Aim of the task:
Produce an exact copy of all the data below, dropping every image.
-- begin --
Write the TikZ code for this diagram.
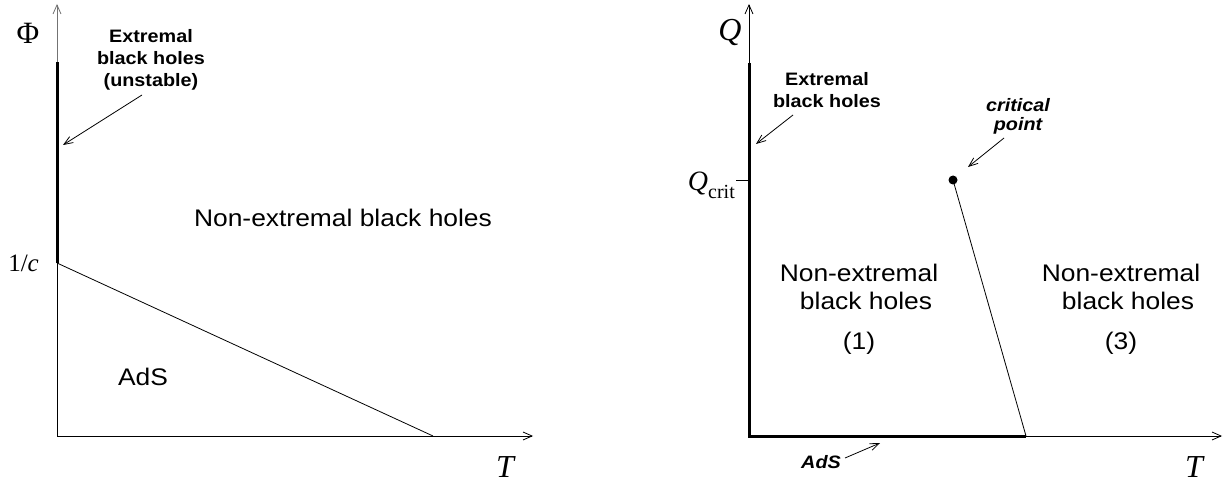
\documentclass[tikz,border=0pt]{standalone}
\usepackage{fontspec}
\setmainfont{Liberation Sans}
\newfontfamily\widesans[FakeStretch=1.1]{Liberation Sans}
\newfontfamily\serifrm{Liberation Serif}
\usetikzlibrary{arrows.meta}
\tikzset{
  axis/.style={line width=0.9pt,-{Straight Barb[length=9pt,width=8pt,line width=0.8pt]}},
  thickline/.style={line width=3pt},
  thinline/.style={line width=0.8pt},
  pointer/.style={line width=0.8pt,-{Straight Barb[length=9pt,width=7pt,line width=0.8pt]}},
  region/.style={font=\widesans\fontsize{24}{28}\selectfont,inner sep=0pt,align=center},
  boldlabel/.style={font=\widesans\fontsize{18}{22}\selectfont\bfseries,inner sep=0pt,align=center},
  bilabel/.style={font=\widesans\fontsize{18}{19}\selectfont\bfseries\itshape,inner sep=0pt,align=center},
  mathlabel/.style={font=\fontsize{32}{32}\selectfont\serifrm\itshape,inner sep=0pt}
}
\begin{document}
\begin{tikzpicture}[x=1pt,y=-1pt]
\useasboundingbox (0,0) rectangle (1225,486);
% ---------- left panel ----------
\coordinate (LO) at (57,436);
\coordinate (LYtop) at (57,4);
\coordinate (LXend) at (533,436);
\coordinate (Lc) at (57,263);
\coordinate (Lext) at (57,62);
\coordinate (Ldiag) at (433,436);
\draw[axis,black!55] (Lext) -- (LYtop);
\draw[thinline] (LO) -- (Lc);
\draw[axis] (LO) -- (LXend);
\draw[thickline] (Lc) -- (Lext);
\draw[thinline] (Lc) -- (Ldiag);
\node[font=\fontsize{31}{31}\selectfont\serifrm,inner sep=0pt] (Phi) at (28,33) {Φ};
\node[font=\fontsize{25}{25}\selectfont\serifrm,inner sep=0pt,anchor=east] (oneoverc) at (39,263) {1/\textit{c}};
\node[mathlabel] (TL) at (505,467) {T};
\node[boldlabel] (LExt) at (151,60) {Extremal\\black holes\\(unstable)};
\coordinate (LExtTail) at (142,95);
\coordinate (LExtHead) at (63,145);
\draw[pointer] (LExtTail) -- (LExtHead);
\node[region] (LNon) at (343,218) {Non-extremal black holes};
\node[region] (LAdS) at (143,377) {AdS};
% ---------- right panel ----------
\coordinate (RO) at (749,436);
\coordinate (RYtop) at (749,4);
\coordinate (RXend) at (1222,436);
\coordinate (Rext) at (749,63);
\coordinate (Rtr) at (1026,436);
\coordinate (Rcrit) at (749,180);
\coordinate (Rtick) at (736,180);
\draw[axis] (Rext) -- (RYtop);
\draw[axis] (Rtr) -- (RXend);
\draw[thickline] (Rext) -- (RO) -- (Rtr);
\draw[thinline] (Rtick) -- (Rcrit);
\node[circle,fill=black,inner sep=0pt,minimum size=9pt] (cp) at (953,180) {};
\draw[thinline] (cp.center) -- (Rtr);
\node[mathlabel] (QR) at (730,33) {Q};
\node[anchor=east,inner sep=0pt] (Qcrit) at (735,185) {\fontsize{28}{28}\selectfont\serifrm\itshape Q\raisebox{-8pt}{\fontsize{20}{20}\selectfont\upshape crit}};
\node[mathlabel] (TR) at (1194,467) {T};
\node[boldlabel] (RExt) at (827,90) {Extremal\\black holes};
\coordinate (RExtTail) at (793,115);
\coordinate (RExtHead) at (756,144);
\draw[pointer] (RExtTail) -- (RExtHead);
\node[bilabel] (critlab) at (1018,116) {critical\\point};
\coordinate (critTail) at (1004,138);
\coordinate (critHead) at (968,167);
\draw[pointer] (critTail) -- (critHead);
\node[bilabel] (RAdS) at (821,462) {AdS};
\coordinate (AdSTail) at (845,458);
\coordinate (AdSHead) at (880,443);
\draw[pointer] (AdSTail) -- (AdSHead);
\node[region] (R1) at (859,309) {Non-extremal\\\hspace*{14pt}black holes\\[12pt](1)};
\node[region] (R3) at (1121,309) {Non-extremal\\\hspace*{14pt}black holes\\[12pt](3)};
\end{tikzpicture}
\end{document}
-- end --
Answer for the task:
Write the TikZ code for this diagram.
\documentclass[tikz,border=0pt]{standalone}
\usepackage{fontspec}
\setmainfont{Liberation Sans}
\newfontfamily\widesans[FakeStretch=1.1]{Liberation Sans}
\newfontfamily\serifrm{Liberation Serif}
\usetikzlibrary{arrows.meta}
\tikzset{
  axis/.style={line width=0.9pt,-{Straight Barb[length=9pt,width=8pt,line width=0.8pt]}},
  thickline/.style={line width=3pt},
  thinline/.style={line width=0.8pt},
  pointer/.style={line width=0.8pt,-{Straight Barb[length=9pt,width=7pt,line width=0.8pt]}},
  region/.style={font=\widesans\fontsize{24}{28}\selectfont,inner sep=0pt,align=center},
  boldlabel/.style={font=\widesans\fontsize{18}{22}\selectfont\bfseries,inner sep=0pt,align=center},
  bilabel/.style={font=\widesans\fontsize{18}{19}\selectfont\bfseries\itshape,inner sep=0pt,align=center},
  mathlabel/.style={font=\fontsize{32}{32}\selectfont\serifrm\itshape,inner sep=0pt}
}
\begin{document}
\begin{tikzpicture}[x=1pt,y=-1pt]
\useasboundingbox (0,0) rectangle (1225,486);
% ---------- left panel ----------
\coordinate (LO) at (57,436);
\coordinate (LYtop) at (57,4);
\coordinate (LXend) at (533,436);
\coordinate (Lc) at (57,263);
\coordinate (Lext) at (57,62);
\coordinate (Ldiag) at (433,436);
\draw[axis,black!55] (Lext) -- (LYtop);
\draw[thinline] (LO) -- (Lc);
\draw[axis] (LO) -- (LXend);
\draw[thickline] (Lc) -- (Lext);
\draw[thinline] (Lc) -- (Ldiag);
\node[font=\fontsize{31}{31}\selectfont\serifrm,inner sep=0pt] (Phi) at (28,33) {Φ};
\node[font=\fontsize{25}{25}\selectfont\serifrm,inner sep=0pt,anchor=east] (oneoverc) at (39,263) {1/\textit{c}};
\node[mathlabel] (TL) at (505,467) {T};
\node[boldlabel] (LExt) at (151,60) {Extremal\\black holes\\(unstable)};
\coordinate (LExtTail) at (142,95);
\coordinate (LExtHead) at (63,145);
\draw[pointer] (LExtTail) -- (LExtHead);
\node[region] (LNon) at (343,218) {Non-extremal black holes};
\node[region] (LAdS) at (143,377) {AdS};
% ---------- right panel ----------
\coordinate (RO) at (749,436);
\coordinate (RYtop) at (749,4);
\coordinate (RXend) at (1222,436);
\coordinate (Rext) at (749,63);
\coordinate (Rtr) at (1026,436);
\coordinate (Rcrit) at (749,180);
\coordinate (Rtick) at (736,180);
\draw[axis] (Rext) -- (RYtop);
\draw[axis] (Rtr) -- (RXend);
\draw[thickline] (Rext) -- (RO) -- (Rtr);
\draw[thinline] (Rtick) -- (Rcrit);
\node[circle,fill=black,inner sep=0pt,minimum size=9pt] (cp) at (953,180) {};
\draw[thinline] (cp.center) -- (Rtr);
\node[mathlabel] (QR) at (730,33) {Q};
\node[anchor=east,inner sep=0pt] (Qcrit) at (735,185) {\fontsize{28}{28}\selectfont\serifrm\itshape Q\raisebox{-8pt}{\fontsize{20}{20}\selectfont\upshape crit}};
\node[mathlabel] (TR) at (1194,467) {T};
\node[boldlabel] (RExt) at (827,90) {Extremal\\black holes};
\coordinate (RExtTail) at (793,115);
\coordinate (RExtHead) at (756,144);
\draw[pointer] (RExtTail) -- (RExtHead);
\node[bilabel] (critlab) at (1018,116) {critical\\point};
\coordinate (critTail) at (1004,138);
\coordinate (critHead) at (968,167);
\draw[pointer] (critTail) -- (critHead);
\node[bilabel] (RAdS) at (821,462) {AdS};
\coordinate (AdSTail) at (845,458);
\coordinate (AdSHead) at (880,443);
\draw[pointer] (AdSTail) -- (AdSHead);
\node[region] (R1) at (859,309) {Non-extremal\\\hspace*{14pt}black holes\\[12pt](1)};
\node[region] (R3) at (1121,309) {Non-extremal\\\hspace*{14pt}black holes\\[12pt](3)};
\end{tikzpicture}
\end{document}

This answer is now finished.